There is another problem in play. Managers love Big Code, because when the programmer-to-program relationship is many-to-one instead of one-to-many, efforts can be tracked and “headcount” can be allocated. Small-program methodology is superior, but it requires trusting the programmers to allocate their time appropriately to more than one problem, and most executive tyrannosaurs aren’t comfortable doing that. Big Code doesn’t actually work, but it gives managers a sense of control over the allocation of technical effort. It also plays into the conflation of bigness and success that managers often make (cf. the interview question for executives, “How many direct reports did you have?”) The long-term spaghettification that results from Big Code is rarely an issue for such managers. They can’t see it happen, and they’re typically promoted away from the project before this becomes an issue.
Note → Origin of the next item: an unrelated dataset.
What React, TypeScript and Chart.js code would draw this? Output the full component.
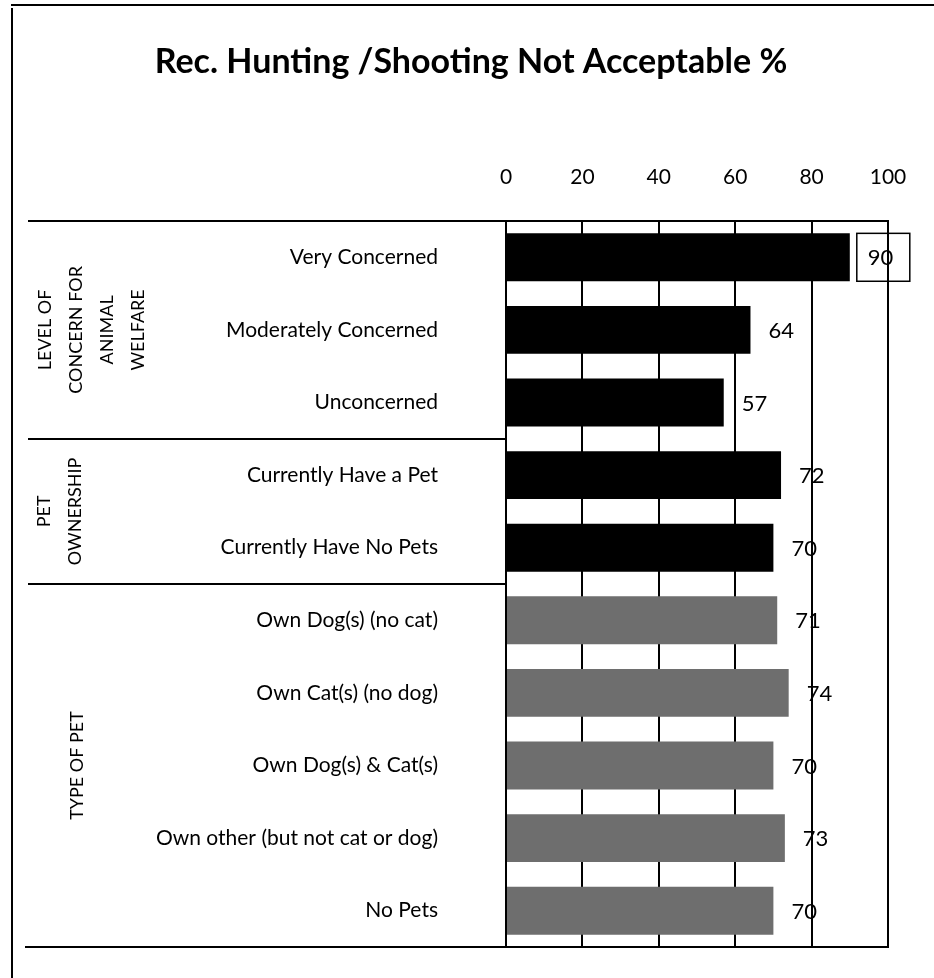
import React, { useEffect, useRef } from 'react';
import { Chart, registerables } from 'chart.js';

Chart.register(...registerables);

const chartTitle = 'Rec. Hunting /Shooting Not Acceptable %';
const categories = [
  'Very Concerned',
  'Moderately Concerned',
  'Unconcerned',
  'Currently Have a Pet',
  'Currently Have No Pets',
  'Own Dog(s) (no cat)',
  'Own Cat(s) (no dog)',
  'Own Dog(s) & Cat(s)',
  'Own other (but not cat or dog)',
  'No Pets',
];
const values = [90, 64, 57, 72, 70, 71, 74, 70, 73, 70];
const groupLines = [
  ['LEVEL OF', 'CONCERN FOR', 'ANIMAL', 'WELFARE'],
  ['PET', 'OWNERSHIP'],
  ['TYPE OF PET'],
];
const groupFirst = [0, 3, 5];
const groupLast = [2, 4, 9];
const groupColors = ['#000000', '#000000', '#6e6e6e'];
const xMin = 0;
const xMax = 100;
const xStep = 20;
const boxedIndex = [0];

const FONT = 'Lato, "Open Sans", sans-serif';

function colorFor(i: number): string {
  for (let g = 0; g < groupFirst.length; g++) {
    if (i >= groupFirst[g] && i <= groupLast[g]) return groupColors[g];
  }
  return '#000';
}

const decorPlugin = {
  id: 'decor',
  afterDraw(chart: any) {
    const ctx = chart.ctx as CanvasRenderingContext2D;
    const { left, right, top, bottom } = chart.chartArea;
    const y = chart.scales.y;
    ctx.save();
    ctx.strokeStyle = '#000';
    ctx.lineWidth = 2;
    ctx.beginPath();
    ctx.moveTo(11, 5);
    ctx.lineTo(934, 5);
    ctx.moveTo(12, 8);
    ctx.lineTo(12, 978);
    ctx.stroke();
    ctx.beginPath();
    ctx.moveTo(28, top);
    ctx.lineTo(right, top);
    ctx.moveTo(25, bottom);
    ctx.lineTo(right + 1, bottom);
    ctx.stroke();
    for (let g = 0; g < groupFirst.length - 1; g++) {
      const yy = Math.round((y.getPixelForValue(groupLast[g]) + y.getPixelForValue(groupFirst[g + 1])) / 2);
      ctx.beginPath();
      ctx.moveTo(28, yy);
      ctx.lineTo(left, yy);
      ctx.stroke();
    }
    const gx = [92, 60, 77];
    ctx.fillStyle = '#000';
    ctx.font = `18px ${FONT}`;
    ctx.textAlign = 'center';
    ctx.textBaseline = 'middle';
    for (let g = 0; g < groupLines.length; g++) {
      const cy = (y.getPixelForValue(groupFirst[g]) + y.getPixelForValue(groupLast[g])) / 2;
      const lines = groupLines[g];
      ctx.save();
      ctx.translate(gx[g], cy);
      ctx.rotate(-Math.PI / 2);
      lines.forEach((t, i) => {
        ctx.fillText(t, 0, (i - (lines.length - 1) / 2) * 31);
      });
      ctx.restore();
    }
    ctx.restore();
  },
  afterDatasetsDraw(chart: any) {
    const ctx = chart.ctx as CanvasRenderingContext2D;
    const meta = chart.getDatasetMeta(0);
    ctx.save();
    ctx.fillStyle = '#000';
    ctx.font = `22px ${FONT}`;
    ctx.textAlign = 'left';
    ctx.textBaseline = 'middle';
    meta.data.forEach((bar: any, i: number) => {
      const label = String(values[i]);
      const tx = bar.x + 18;
      if (boxedIndex.includes(i)) {
        const h = bar.height;
        ctx.lineWidth = 1.5;
        ctx.strokeStyle = '#000';
        ctx.strokeRect(bar.x + 7, bar.y - h / 2, 53, h);
      }
      ctx.fillText(label, tx, bar.y + 1);
    });
    ctx.restore();
  },
};

export default function App() {
  const ref = useRef<HTMLCanvasElement | null>(null);
  useEffect(() => {
    if (!ref.current) return;
    const chart = new Chart(ref.current, {
      type: 'bar',
      data: {
        labels: categories,
        datasets: [
          {
            data: values,
            backgroundColor: values.map((_, i) => colorFor(i)),
            barPercentage: 0.66,
            categoryPercentage: 1,
          },
        ],
      },
      options: {
        indexAxis: 'y',
        responsive: false,
        animation: false,
        devicePixelRatio: 1,
        layout: { padding: { left: 54, right: 46, top: 0, bottom: 31 } },
        plugins: {
          legend: { display: false },
          tooltip: { enabled: false },
          title: {
            display: true,
            text: chartTitle,
            color: '#000',
            font: { family: FONT, size: 34, weight: 'bold' },
            padding: { top: 42, bottom: 0 },
          },
        },
        scales: {
          x: {
            position: 'top',
            min: xMin,
            max: xMax,
            ticks: { stepSize: xStep, color: '#000', font: { family: FONT, size: 21 }, padding: 31 },
            grid: { color: '#000', lineWidth: 2, drawTicks: false },
            border: { display: true, color: '#000', width: 2 },
            afterFit: (s: any) => {
              s.height = 138.2;
              s.paddingLeft = 0;
              s.paddingRight = 0;
            },
          },
          y: {
            ticks: { color: '#000', font: { family: FONT, size: 21 }, padding: 60 },
            grid: { display: false },
            border: { display: true, color: '#000', width: 2 },
            afterFit: (s: any) => {
              s.width = 452;
              s.paddingTop = 0;
              s.paddingBottom = 0;
            },
          },
        },
      },
      plugins: [decorPlugin],
    });
    return () => chart.destroy();
  }, []);
  return (
    <div style={{ position: 'absolute', left: 0, top: 0, width: 934, height: 978, background: '#fff' }}>
      <canvas ref={ref} width={934} height={978} />
    </div>
  );
}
In sum, spaghetti code is bad code, but not all bad code is spaghetti. Spaghetti is a byproduct of industrial programming that is usually, but not always, an entropic result of too many hands passing over code, and an inevitable outcome of large-program methodologies and the bastardization of “object-oriented programming” that has emerged out of these defective, executive-friendly processes. The antidote to spaghetti is an aggressive and proactive refactoring effort focused on keeping programs small, effective, clean in source code, and most of all, coherent.